Hardcore waterfowl hunters know that some of the very best hunting occurs at the same time as the very worst weather. Because of this, choice of gear is crucial.
Many hunting days have been abbreviated because the conditions got the best of the hunter. Lots of waterfowl hunting scenarios call for the hunter to spend part or all of their day standing in cold water which makes wearing quality waders crucial.
A variety of factors will contribute to which waders are the right choice for you:
- how far you walk
- type of territory you hunt in
- how many times a year you hunt
If you make the wrong wader selection for hunting in muddy conditions, you can pretty quickly pull your stockingfoot waders right out of your boots when they stick in the mud. Breathable waders exposed to thorny brush can tear or develop pinholes and leak.
Selecting waders that are not well-enough insulated from the conditions is another commonly made mistake.
While there are a lot of ways that wader selection can go awry and be the cause of an uncomfortable day in the woods, the right choice can be warm, dry, durable and unrestricted.
Picking the Right Waders
When it comes time to make your wader selection, consider the following questions and answers guidelines:
- How often do you plan on hunting?
Several wader options on the market are affordable because the manufacturer sacrificed product durability and longevity in favor of lower price.
In many cases, these waders are suitable for a handful of trips a year over a few years but not the abuse of multiple trips on a weekly basis. A couple of the very best waders from this affordable category are reviewed above.
Some products are designed for more avid hunters and many of those come with some warranty protection.
The peace of mind that your waders are designed for heavy use and come with manufacturer product support is a distinct value to the right buyer. Waders that fit into this category are discussed as “The Best of the Best.”
- Do you plan on hunting warm or cold weather/water?

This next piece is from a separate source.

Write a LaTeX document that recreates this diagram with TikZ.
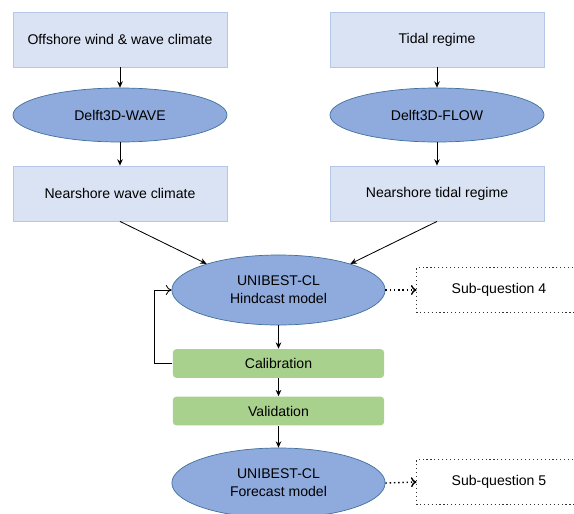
\documentclass[tikz,border=0pt]{standalone}
\usepackage{fontspec}
\setmainfont{Liberation Sans}
\usetikzlibrary{shapes.geometric,arrows.meta}

\definecolor{inbox}{HTML}{DAE3F3}
\definecolor{inline}{HTML}{B4C7E7}
\definecolor{model}{HTML}{8FAADC}
\definecolor{modelline}{HTML}{41719C}
\definecolor{step}{HTML}{A9D18E}

\begin{document}
\begin{tikzpicture}[x=0.025cm,y=-0.025cm,
  font=\fontsize{10}{13}\selectfont,line width=0.6pt,
  >={Stealth[length=4.5pt,width=4pt]},
  data/.style={draw=inline,fill=inbox,align=center,
               minimum width=5.35cm,minimum height=1.375cm,inner sep=0pt},
  mdl/.style={ellipse,draw=modelline,line width=0.5pt,fill=model,align=center,
              minimum width=5.35cm,minimum height=1.35cm,inner sep=0pt},
  wide/.style={mdl,minimum width=5.33cm,minimum height=1.75cm},
  stepbox/.style={fill=step,rounded corners=2.5pt,align=center,
                  minimum width=5.28cm,minimum height=0.72cm,inner sep=0pt},
  sq/.style={minimum width=4.1cm,minimum height=1.1cm,inner sep=0pt},
  sqline/.style={draw=black!80,dotted,line width=0.8pt}]
  \useasboundingbox (0,0) rectangle (574,514);
  % wave chain
  \node[data] (wclim) at (120,39.5) {Offshore wind \& wave climate};
  \node[mdl]  (wave)  at (120,115)  {Delft3D-WAVE};
  \node[data] (wnear) at (120,193.5) {Nearshore wave climate};
  % tide chain
  \node[data] (tide)  at (437,39.5) {Tidal regime};
  \node[mdl]  (flow)  at (437,115)  {Delft3D-FLOW};
  \node[data] (tnear) at (437,193.5) {Nearshore tidal regime};
  % coastline model
  \node[wide]    (hind) at (278.5,290)   {UNIBEST-CL\\ Hindcast model};
  \node[stepbox] (cal)  at (278.5,363.5) {Calibration};
  \node[stepbox] (val)  at (278.5,411)   {Validation};
  \node[wide]    (fore) at (278.5,483)   {UNIBEST-CL\\ Forecast model};
  \node[sq] (sq4) at (499,290) {Sub-question 4};
  \node[sq] (sq5) at (499,482) {Sub-question 5};
  % open-ended dotted frames, they run off the right side
  \foreach \q in {sq4,sq5}
    \draw[sqline] ([xshift=200*0.025cm]\q.north west) -- (\q.north west)
                  -- (\q.south west) -- ++(200,0);
  \draw[->] (wclim) -- (wave);
  \draw[->] (wave) -- (wnear);
  \draw[->] (tide) -- (flow);
  \draw[->] (flow) -- (tnear);
  \draw[->] (wnear.south) -- (hind.160);
  \draw[->] (tnear.south) -- (hind.20);
  \draw[->] (hind) -- (cal);
  \draw[->] (cal) -- (val);
  \draw[->] (val) -- (fore);
  \draw[-{To[length=4pt,width=7pt]}] (cal.west) -- ++(-18,0) |- (hind.west);
  \draw[dotted,line width=1pt,-{To[length=4pt,width=7pt]}] (hind.east) -- (sq4.west);
  \draw[dotted,line width=1pt,-{To[length=4pt,width=7pt]}] (fore.east) -- (sq5.west);
\end{tikzpicture}
\end{document}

For this question, make sure you consider not just the air temperature, but if you will be required to stand in cold water. Apparently, some hunters spend their time in flooded fields where waders are helpful but the hunter is not paying their day in the thigh-deep water.
If you will be hunting in cold weather and water, a thicker neoprene wader is preferable. Also, attached boots may be a good choice because they are offered with thick insulation.
As a rule, rubber boots with thick padding and space for both warm socks and air will be warmest.
Wearing super warm waders on hunts in warmer weather or where lots of moving is required can be as bad as being too cold. Profuse sweating can lead to being very uncomfortable.
If you plan to be in warm weather, consider a breathable wader or a wader with at least breathable uppers. With lighter waders, layering underneath for warmth is possible. You are more stuck in the situation if your waders are too warm for the conditions.
- How much will you be moving around?
Some hunting requires driving an ATV or boat right to your blind, and some require wading, hiking or paddling to a spot. Many hunters have dogs to retrieve their down birds but some must wade or use a boat to recover them.
You might be a hunter that avoids the blind altogether and simply hikes to ponds and jump-shoots waterfowl.
The answer to this question will turn up similar results as the weather conditions question. If you are going to be doing a lot of sitting with minimal movement, a very warm wader will probably be needed to keep you comfortable.
On the other hand, if you will be moving around a lot, a cooler, breathable wader will be necessary to help you ventilate and regulate your body temperature.
If covering ground or lots of wading is required, a stocking-foot wader with a good pair of lace-up wading boots is a smart choice for comfort and traction. When much sitting is required, the warmer attached boots are likely better.
- What environments do you hunt in?
A few environmental factors that come into play when considering which waders to choose are thorny bushes, ice on the water and thick mud.
Both thorns and jagged ice edges while wading are hard on waders, particularly those made of breathable materials. If you plan to spend much time encountering either, you need waders that are reinforced to deal with the abuse or neoprene waders that are at least more durable.
The type of surfaces you are required to walk on will be a significant factor in whether you go with bootfoot or stockingfoot waders.
If the conditions are muddy, you need a stockingfoot wader that can be tightly laced to stay on your feet instead of staying in the mud.
Many have made the mistake of wearing loose-fitting bootfoot waders in thick mud and have continually struggled to pull their boot from the mud instead of removing their foot from their boot.
Crawling through the mud to keep from walking out of your waders is an unpleasant scenario you should try to avoid.
- How much money are you willing to spend?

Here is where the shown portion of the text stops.